FSA has made several changes to the information pack since August 2011, most notably:

  • Much more information on the detail FSA would expect to see included in responses to module 2 setting out the requirements for firm recovery plans.
  • Clarification in module 3 regarding the content of firms’ submissions. FSA is not looking for firms to produce a plan on how the Special Resolution Regime (under the Banking Act 2009) tools could be applied to each entity. This work will be undertaken by FSA following submission of the RRP.
  • Information on modules 3.6 (Interbank Exposures) and 3.7 (Derivatives/securities financing) has been moved to separate pages on the FSA website, probably because these modules will not apply to all firms.
  • The table on economic functions has been moved from module 3 to module 4.
  • The tables in support of module 5 have been extensively amended. A new section 5.3.10 detailing operational funding costs is now included. Sections 5.4 and 5.5 have been revised and a new section 5.6 for “Cash services” has been created.
  • A new module 5a detailing debt and equity in issue information has now been included in the pack.

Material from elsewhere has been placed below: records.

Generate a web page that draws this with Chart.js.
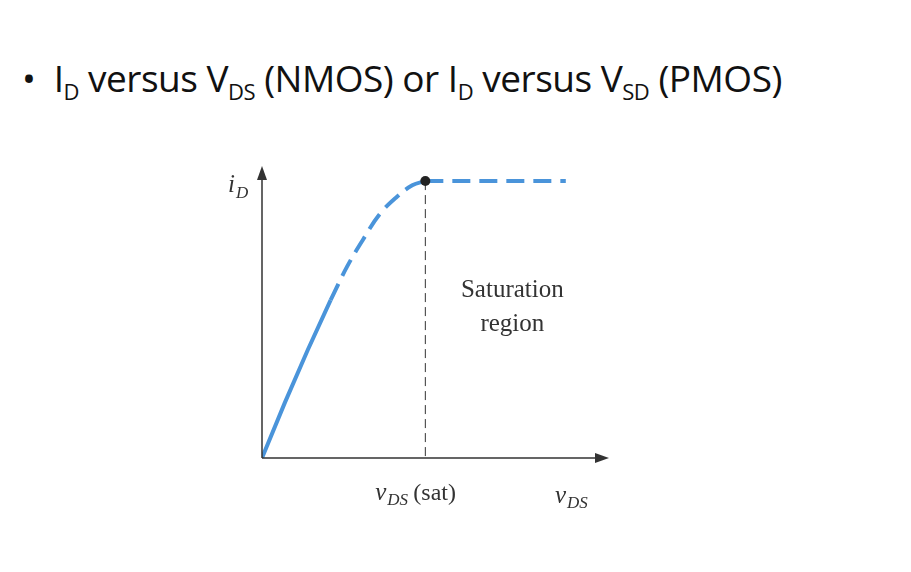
<!DOCTYPE html>
<html>
<head>
<meta charset="utf-8">
<script src="https://cdn.jsdelivr.net/npm/chart.js@4/dist/chart.umd.min.js"></script>
<style>
  body { margin: 0; background: #fff; }
  #wrap { position: relative; width: 911px; height: 572px; }
  #title { position: absolute; left: 22px; top: 52px; font-family: "Open Sans", sans-serif; font-size: 37px; letter-spacing: -0.5px; color: #111; white-space: nowrap; }
  #title sub { font-size: 22px; }
  canvas { position: absolute; left: 0; top: 0; }
</style>
</head>
<body>
<div id="wrap">
  <div id="title">•&nbsp; I<sub>D</sub> versus V<sub>DS</sub> (NMOS) or I<sub>D</sub> versus V<sub>SD</sub> (PMOS)</div>
  <canvas id="myChart" width="911" height="572"></canvas>
</div>
<script>
// values (x: v_DS units, y: i_D units)
const linearX = [0, 0.7, 1.4, 2.1];
const linearY = [0, 2.0, 3.9, 5.7];
const bendX = [2.1, 2.6, 3.1, 3.6, 4.1, 4.6, 5];
const bendY = [5.7, 6.9, 7.9, 8.8, 9.4, 9.85, 10];
const satX = [5, 9.3];
const satY = [10, 10];
const vSat = 5;

const blue = "rgb(74,148,218)";
const toPts = (xs, ys) => xs.map((x, i) => ({ x, y: ys[i] }));

const annotate = {
  id: "annotate",
  afterDatasetsDraw(chart) {
    const { ctx, scales: { x, y } } = chart;
    const x0 = x.getPixelForValue(0), y0 = y.getPixelForValue(0);
    const xEnd = x.getPixelForValue(x.max), yTop = y.getPixelForValue(y.max);
    ctx.save();
    ctx.strokeStyle = "#333";
    ctx.fillStyle = "#333";
    ctx.lineWidth = 1.5;
    ctx.beginPath();
    ctx.moveTo(x0, y0); ctx.lineTo(xEnd, y0);
    ctx.moveTo(x0, y0); ctx.lineTo(x0, yTop);
    ctx.stroke();
    // arrow heads
    ctx.beginPath();
    ctx.moveTo(xEnd + 4, y0); ctx.lineTo(xEnd - 10, y0 - 5); ctx.lineTo(xEnd - 10, y0 + 5); ctx.fill();
    ctx.beginPath();
    ctx.moveTo(x0, yTop - 4); ctx.lineTo(x0 - 5, yTop + 10); ctx.lineTo(x0 + 5, yTop + 10); ctx.fill();
    // vertical dashed line at v_DS(sat)
    const xs = x.getPixelForValue(vSat), ys = y.getPixelForValue(satY[0]);
    ctx.lineWidth = 1;
    ctx.setLineDash([9, 5]);
    ctx.beginPath(); ctx.moveTo(xs, ys); ctx.lineTo(xs, y0); ctx.stroke();
    ctx.setLineDash([]);
    ctx.beginPath(); ctx.arc(xs, ys, 5, 0, Math.PI * 2); ctx.fillStyle = "#222"; ctx.fill();
    // labels
    ctx.fillStyle = "#333";
    ctx.textAlign = "left";
    ctx.font = "italic 25px 'Liberation Serif'";
    ctx.fillText("i", x0 - 34, yTop + 22);
    ctx.font = "italic 17px 'Liberation Serif'";
    ctx.fillText("D", x0 - 26, yTop + 28);
    ctx.font = "italic 25px 'Liberation Serif'";
    ctx.fillText("v", xs - 50, y0 + 42);
    ctx.font = "italic 17px 'Liberation Serif'";
    ctx.fillText("DS", xs - 38, y0 + 47);
    ctx.font = "24px 'Liberation Serif'";
    ctx.fillText("(sat)", xs - 12, y0 + 42);
    ctx.font = "italic 25px 'Liberation Serif'";
    ctx.fillText("v", xEnd - 50, y0 + 45);
    ctx.font = "italic 17px 'Liberation Serif'";
    ctx.fillText("DS", xEnd - 38, y0 + 50);
    ctx.textAlign = "center";
    ctx.font = "25px 'Liberation Serif'";
    ctx.fillText("Saturation", xs + 87, y.getPixelForValue(5.8));
    ctx.fillText("region", xs + 87, y.getPixelForValue(4.6));
    ctx.restore();
  }
};

const config = {
  type: "scatter",
  data: {
    datasets: [
      { data: toPts(linearX, linearY), borderColor: blue, borderWidth: 4, showLine: true, pointRadius: 0, tension: 0 },
      { data: toPts(bendX, bendY), borderColor: blue, borderWidth: 4, borderDash: [18, 9], showLine: true, pointRadius: 0, tension: 0.4 },
      { data: toPts(satX, satY), borderColor: blue, borderWidth: 4, borderDash: [18, 9], showLine: true, pointRadius: 0 },
    ],
  },
  options: {
    responsive: false,
    animation: false,
    layout: { padding: { left: 262, right: 306, top: 170, bottom: 114 } },
    plugins: { legend: { display: false }, tooltip: { enabled: false } },
    scales: {
      x: { type: "linear", min: 0, max: 10.5, display: false },
      y: { type: "linear", min: 0, max: 10.4, display: false },
    },
  },
  plugins: [annotate],
};
const myChart = new Chart(document.querySelector("#myChart"), config);
</script>
</body>
</html>
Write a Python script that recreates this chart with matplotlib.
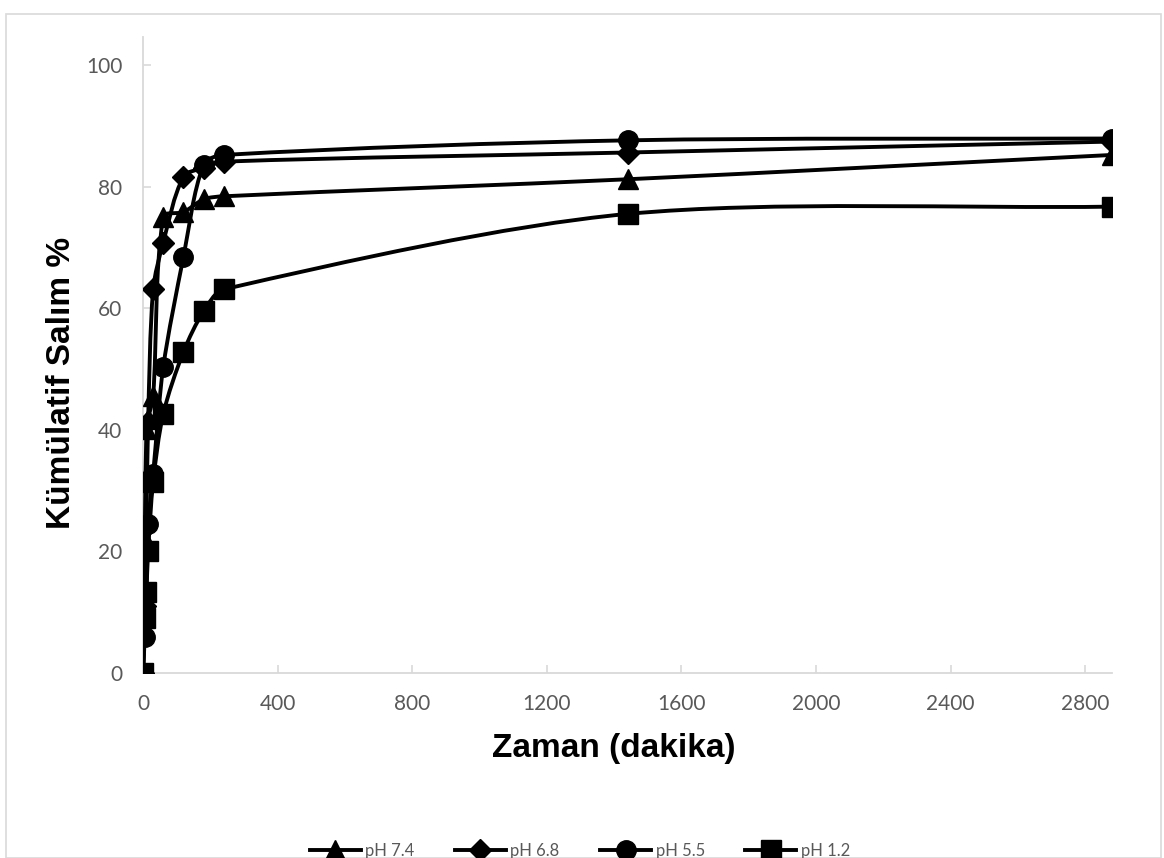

How will FSA deal with RRPs for non-UK headquartered groups?

If an international group is seeking to rely on a group recovery plan, FSA will expect that plan to adequately assess and address the UK operations. FSA will expect the plan to highlight where further information and/or planning is required for the UK operations.

FSA will make information requests to individual non-UK headquartered firms following these high-level principles:

  • UK subsidiaries will need to provide a UK recovery plan. This plan can either be incorporated into the group recovery plan or, if there is insufficient detail in the group plan, build on that plan to cover UK-specific issues.
  • A UK branch will need to provide a copy of the group recovery plan if it believes that the group plan partly or fully covers the issues. FSA would expect the group recovery plan to be submitted to it as soon as it is required to be submitted to the relevant firm’s home or other regulatory authorities. FSA plans to consult on whether it will ask UK branches of third country banks for further information. We expect it will not be able to make such a request from UK branches of EEA banks.

Does module 3.6 (Interbank Exposures) need to be prepared for every firm?

No. If a firm has to complete this module its supervisor will tell it to do so. The appropriate template for this can be found here:

http://www.fsa.gov.uk/about/what/international/recov_res_plans/interbank-exposures-data-collection

The templates will be updated in May 2012. This update will precede firms being contacted by their supervisors in early June 2012. If a firm is contacted it will need to capture exposures at 30 June 2012 and provide this to FSA by the end of July.

Does module 3.7 (Derivatives/securities financing) need to be prepared for every firm?

No. Supervisors will tell firms when they need to complete this module. If a firm does not have derivatives and/or securities financing, those parts of the module 3.7 submission will not apply. The general expectation will be for firms to prepare this module at the same time as they are preparing modules 1 to 4 of the RRP. Firms that have to submit modules 1 to 4 during 2012 have until 30 November 2012 to prepare their submission for module 3.7. This revised timing reflects FSA’s understanding that not all firms will have existing systems in place that can capture all of the required information.

How much information needs to be included in module 4? The module requires firms to set out details of the economic functions that they perform and provide high-level metrics for each of those functions. It is not intended to be a thorough and detailed analysis of each of the businesses that the firm has identified as being an economic function. The table on page 24 of the RRP information pack provides an indication of the kinds of metrics and level of detail that firms will be expected to provide. FSA thinks module 4 should not require significant work by firms and so must be completed by all.